### Problem to solve
Can you write out all the lines word for word, with no pictures?

▬▬▬▬▬▬

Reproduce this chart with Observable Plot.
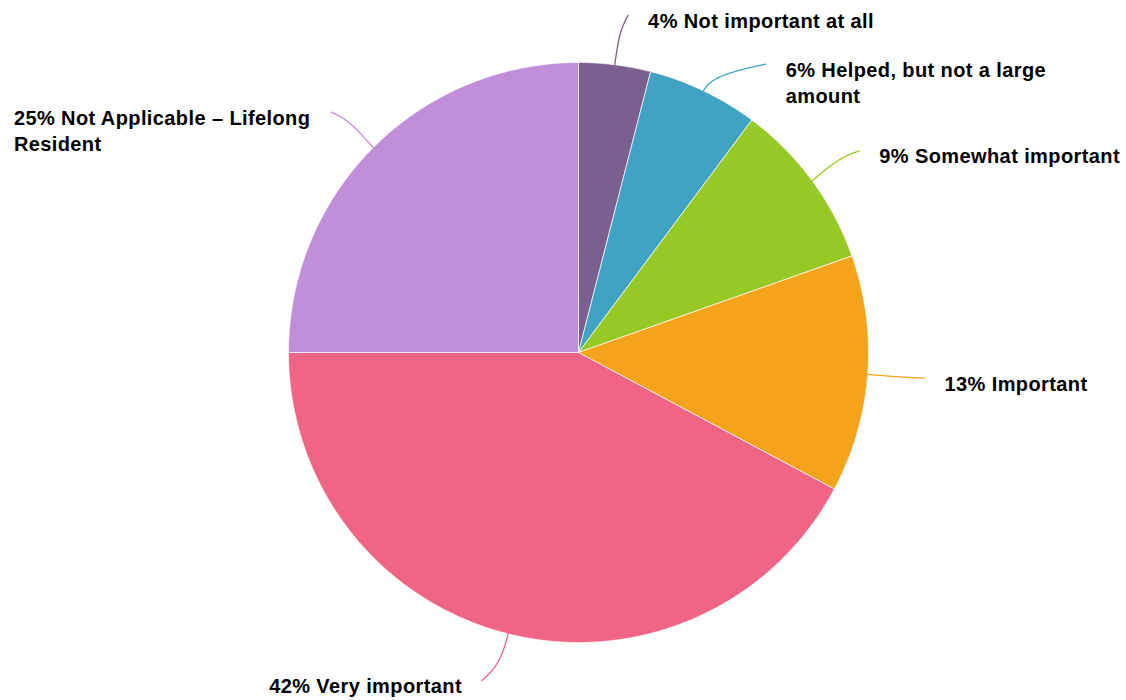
<!DOCTYPE html>
<html><head><meta charset="utf-8">
<script src="https://cdn.jsdelivr.net/npm/d3@7"></script>
<script src="https://cdn.jsdelivr.net/npm/@observablehq/plot@0.6"></script>
<style>body{margin:0;background:#fff}#chart svg{display:block}#chart text{letter-spacing:0.4px}</style>
</head><body><div id="chart"></div>
<script>
// ---- data ----
const categories = [
  "Not important at all",
  "Helped, but not a large\namount",
  "Somewhat important",
  "Important",
  "Very important",
  "Not Applicable – Lifelong\nResident"
];
const shares = [4.0, 6.2, 9.4, 13.2, 42.2, 25.0];
const percentLabels = ["4%", "6%", "9%", "13%", "42%", "25%"];
const colors = ["#7b5f8e", "#40a3c4", "#97c926", "#f5a31a", "#f06486", "#bf8fda"];

// ---- layout ----
const W = 1126, H = 700, CX = 578, CY = 352, R = 290;
const LD = 50 / R;        // label distance (radius units)
const TIP = 7 / R;        // horizontal extension of connector end
const GAP = 49 / R;       // min vertical spacing between labels
const TXT = 20;           // px gap connector end -> text
const FONT_SIZE = 20, LS = 0.4;
const FONT = "Liberation Sans, Arial, Helvetica, sans-serif";
const YMAX = (H - 20 - CY) / R, YMIN = (8 - CY) / R;

const total = d3.sum(shares);
let acc = 0;
const slices = categories.map((c, i) => {
  const a0 = acc / total * 2 * Math.PI; acc += shares[i];
  const a1 = acc / total * 2 * Math.PI;
  return {c, i, a0, a1, mid: (a0 + a1) / 2, label: percentLabels[i] + " " + c};
});

// slice polygons
const polys = [];
for (const s of slices) {
  polys.push({c: s.c, u: 0, v: 0});
  const n = Math.max(2, Math.ceil((s.a1 - s.a0) / 0.004));
  for (let k = 0; k <= n; k++) {
    const a = s.a0 + (s.a1 - s.a0) * k / n;
    polys.push({c: s.c, u: Math.sin(a), v: -Math.cos(a)});
  }
  polys.push({c: s.c, u: 0, v: 0});
}

// label placement
const RL = 1 + LD;
for (const s of slices) {
  s.right = Math.sin(s.mid) >= 0;
  s.ly = Math.max(YMIN, Math.min(YMAX, -Math.cos(s.mid) * RL));
}
for (const side of [true, false]) {
  const group = slices.filter(s => s.right === side).sort((a, b) => a.ly - b.ly);
  for (let k = 1; k < group.length; k++) {
    if (group[k].ly < group[k - 1].ly + GAP) group[k].ly = group[k - 1].ly + GAP;
  }
}
for (const s of slices) {
  const yy = Math.max(-RL, Math.min(RL, s.ly));
  const sg = s.right ? 1 : -1;
  s.lx = sg * (Math.sqrt(RL * RL - yy * yy) + TIP);
}

// text measuring
const ctx = document.createElement("canvas").getContext("2d");
ctx.font = `bold ${FONT_SIZE}px ${FONT}`;
const textW = t => d3.max(t.split("\n"), l => ctx.measureText(l).width + LS * l.length);

// connectors: cubic from slice edge (radial departure) to label end
const conns = [];
for (const s of slices) {
  const sg = s.right ? 1 : -1;
  const ru = Math.sin(s.mid), rv = -Math.cos(s.mid);
  const B = [ru, rv], E = [s.lx, s.ly];
  const dx = E[0] - B[0], dy = E[1] - B[1];
  const k1 = 0.6 * Math.abs(dy);
  const C1 = [B[0] + ru * k1, B[1] + rv * k1];
  const C2 = [E[0] - sg * 0.5 * Math.abs(dx), E[1] - 0.25 * dy];
  const n = 40;
  for (let k = 0; k <= n; k++) {
    const t = k / n, m = 1 - t;
    conns.push({
      c: s.c,
      u: m*m*m*B[0] + 3*m*m*t*C1[0] + 3*m*t*t*C2[0] + t*t*t*E[0],
      v: m*m*m*B[1] + 3*m*m*t*C1[1] + 3*m*t*t*C2[1] + t*t*t*E[1]
    });
  }
  s.tx = s.right ? s.lx + TXT / R : s.lx - (TXT + textW(s.label)) / R;
}

const chart = Plot.plot({
  width: W, height: H, margin: 0,
  x: {domain: [-CX / R, (W - CX) / R], range: [0, W], axis: null},
  y: {domain: [-CY / R, (H - CY) / R], range: [0, H], axis: null},
  color: {domain: categories, range: colors},
  marks: [
    Plot.line(polys, {x: "u", y: "v", z: "c", fill: "c", stroke: "white", strokeWidth: 0.7}),
    Plot.line(conns, {x: "u", y: "v", z: "c", stroke: "c", strokeWidth: 1.3}),
    Plot.text(slices, {x: "tx", y: "ly", text: "label", textAnchor: "start", lineAnchor: "top",
      dy: -6, fontSize: FONT_SIZE, fontWeight: "bold", fontFamily: FONT, lineHeight: 1.3, fill: "#000"})
  ]
});
document.getElementById("chart").appendChild(chart);
</script>
</body></html>
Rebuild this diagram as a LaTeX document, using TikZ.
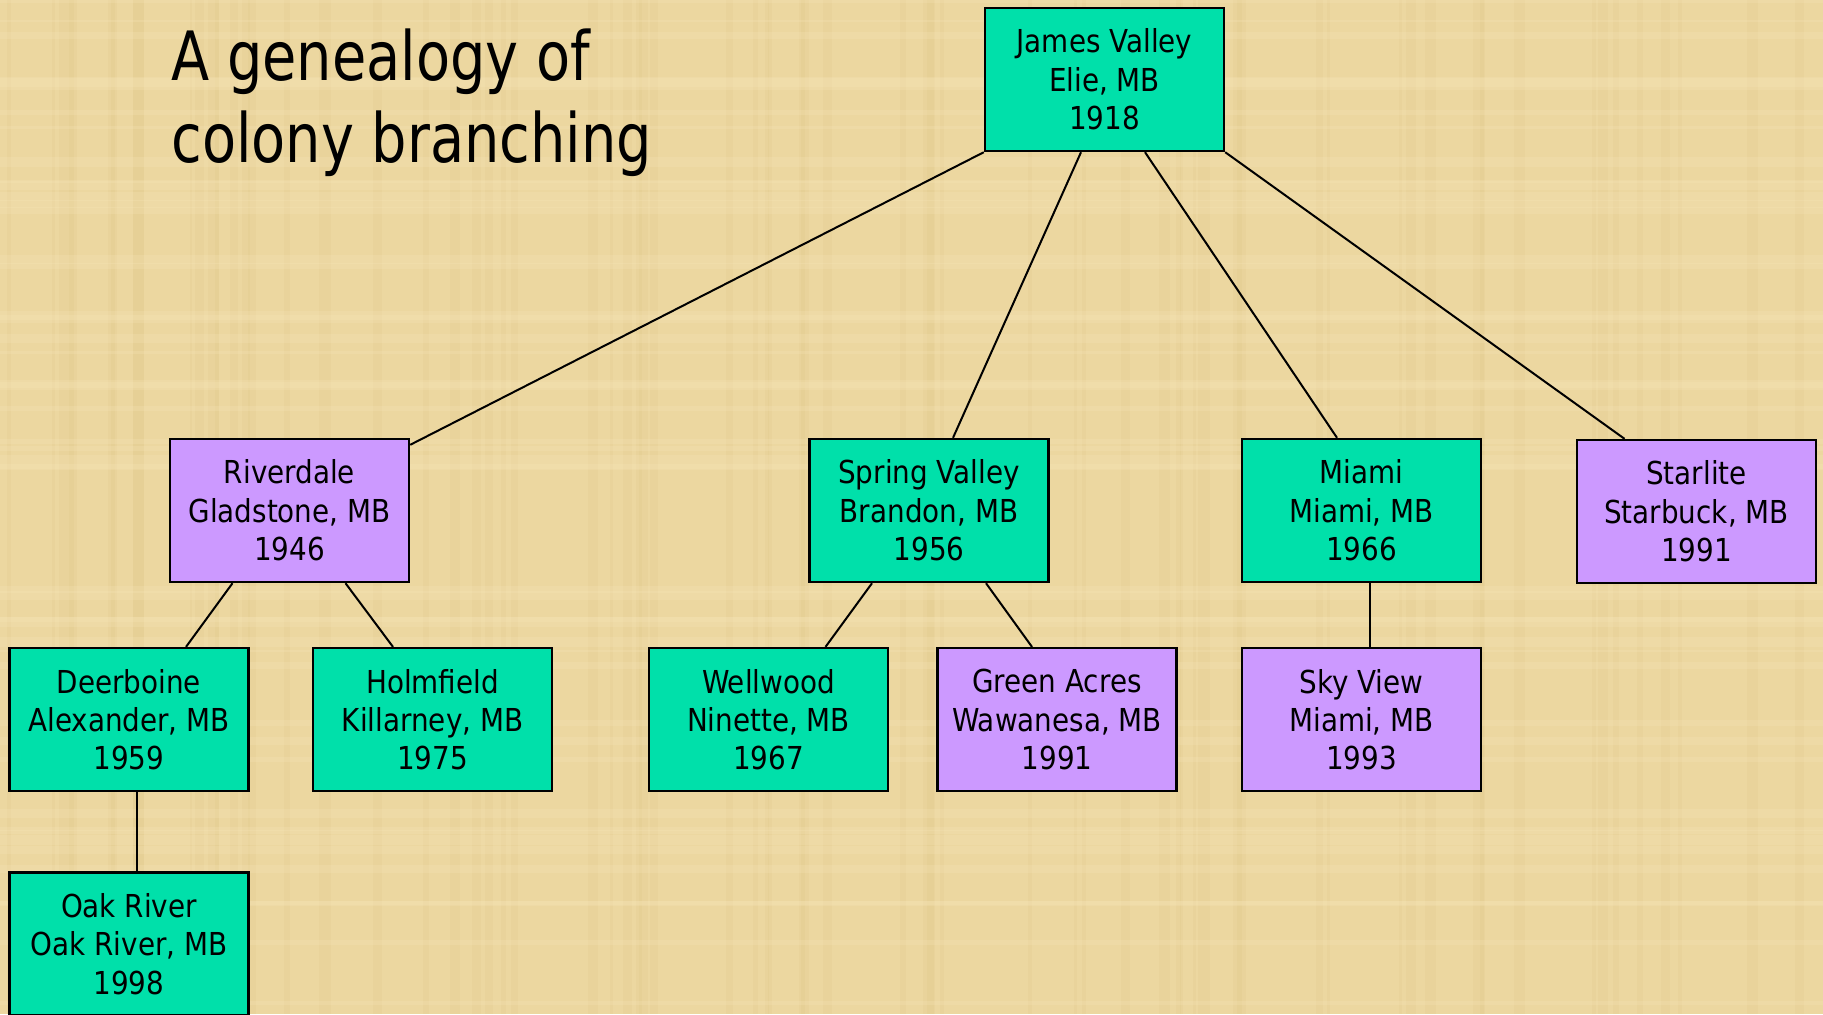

▬▬▬▬▬▬

### Result
Reproduce this chart with Observable Plot.
<!DOCTYPE html>
<html><head><meta charset="utf-8">
<script src="https://cdn.jsdelivr.net/npm/d3@7"></script>
<script src="https://cdn.jsdelivr.net/npm/@observablehq/plot@0.6"></script>
<style>body{margin:0;background:#fff}#chart svg{display:block}#chart text{letter-spacing:0.4px}</style>
</head><body><div id="chart"></div>
<script>
// ---- data ----
const categories = [
  "Not important at all",
  "Helped, but not a large\namount",
  "Somewhat important",
  "Important",
  "Very important",
  "Not Applicable – Lifelong\nResident"
];
const shares = [4.0, 6.2, 9.4, 13.2, 42.2, 25.0];
const percentLabels = ["4%", "6%", "9%", "13%", "42%", "25%"];
const colors = ["#7b5f8e", "#40a3c4", "#97c926", "#f5a31a", "#f06486", "#bf8fda"];

// ---- layout ----
const W = 1126, H = 700, CX = 578, CY = 352, R = 290;
const LD = 50 / R;        // label distance (radius units)
const TIP = 7 / R;        // horizontal extension of connector end
const GAP = 49 / R;       // min vertical spacing between labels
const TXT = 20;           // px gap connector end -> text
const FONT_SIZE = 20, LS = 0.4;
const FONT = "Liberation Sans, Arial, Helvetica, sans-serif";
const YMAX = (H - 20 - CY) / R, YMIN = (8 - CY) / R;

const total = d3.sum(shares);
let acc = 0;
const slices = categories.map((c, i) => {
  const a0 = acc / total * 2 * Math.PI; acc += shares[i];
  const a1 = acc / total * 2 * Math.PI;
  return {c, i, a0, a1, mid: (a0 + a1) / 2, label: percentLabels[i] + " " + c};
});

// slice polygons
const polys = [];
for (const s of slices) {
  polys.push({c: s.c, u: 0, v: 0});
  const n = Math.max(2, Math.ceil((s.a1 - s.a0) / 0.004));
  for (let k = 0; k <= n; k++) {
    const a = s.a0 + (s.a1 - s.a0) * k / n;
    polys.push({c: s.c, u: Math.sin(a), v: -Math.cos(a)});
  }
  polys.push({c: s.c, u: 0, v: 0});
}

// label placement
const RL = 1 + LD;
for (const s of slices) {
  s.right = Math.sin(s.mid) >= 0;
  s.ly = Math.max(YMIN, Math.min(YMAX, -Math.cos(s.mid) * RL));
}
for (const side of [true, false]) {
  const group = slices.filter(s => s.right === side).sort((a, b) => a.ly - b.ly);
  for (let k = 1; k < group.length; k++) {
    if (group[k].ly < group[k - 1].ly + GAP) group[k].ly = group[k - 1].ly + GAP;
  }
}
for (const s of slices) {
  const yy = Math.max(-RL, Math.min(RL, s.ly));
  const sg = s.right ? 1 : -1;
  s.lx = sg * (Math.sqrt(RL * RL - yy * yy) + TIP);
}

// text measuring
const ctx = document.createElement("canvas").getContext("2d");
ctx.font = `bold ${FONT_SIZE}px ${FONT}`;
const textW = t => d3.max(t.split("\n"), l => ctx.measureText(l).width + LS * l.length);

// connectors: cubic from slice edge (radial departure) to label end
const conns = [];
for (const s of slices) {
  const sg = s.right ? 1 : -1;
  const ru = Math.sin(s.mid), rv = -Math.cos(s.mid);
  const B = [ru, rv], E = [s.lx, s.ly];
  const dx = E[0] - B[0], dy = E[1] - B[1];
  const k1 = 0.6 * Math.abs(dy);
  const C1 = [B[0] + ru * k1, B[1] + rv * k1];
  const C2 = [E[0] - sg * 0.5 * Math.abs(dx), E[1] - 0.25 * dy];
  const n = 40;
  for (let k = 0; k <= n; k++) {
    const t = k / n, m = 1 - t;
    conns.push({
      c: s.c,
      u: m*m*m*B[0] + 3*m*m*t*C1[0] + 3*m*t*t*C2[0] + t*t*t*E[0],
      v: m*m*m*B[1] + 3*m*m*t*C1[1] + 3*m*t*t*C2[1] + t*t*t*E[1]
    });
  }
  s.tx = s.right ? s.lx + TXT / R : s.lx - (TXT + textW(s.label)) / R;
}

const chart = Plot.plot({
  width: W, height: H, margin: 0,
  x: {domain: [-CX / R, (W - CX) / R], range: [0, W], axis: null},
  y: {domain: [-CY / R, (H - CY) / R], range: [0, H], axis: null},
  color: {domain: categories, range: colors},
  marks: [
    Plot.line(polys, {x: "u", y: "v", z: "c", fill: "c", stroke: "white", strokeWidth: 0.7}),
    Plot.line(conns, {x: "u", y: "v", z: "c", stroke: "c", strokeWidth: 1.3}),
    Plot.text(slices, {x: "tx", y: "ly", text: "label", textAnchor: "start", lineAnchor: "top",
      dy: -6, fontSize: FONT_SIZE, fontWeight: "bold", fontFamily: FONT, lineHeight: 1.3, fill: "#000"})
  ]
});
document.getElementById("chart").appendChild(chart);
</script>
</body></html>
Rebuild this diagram as a LaTeX document, using TikZ.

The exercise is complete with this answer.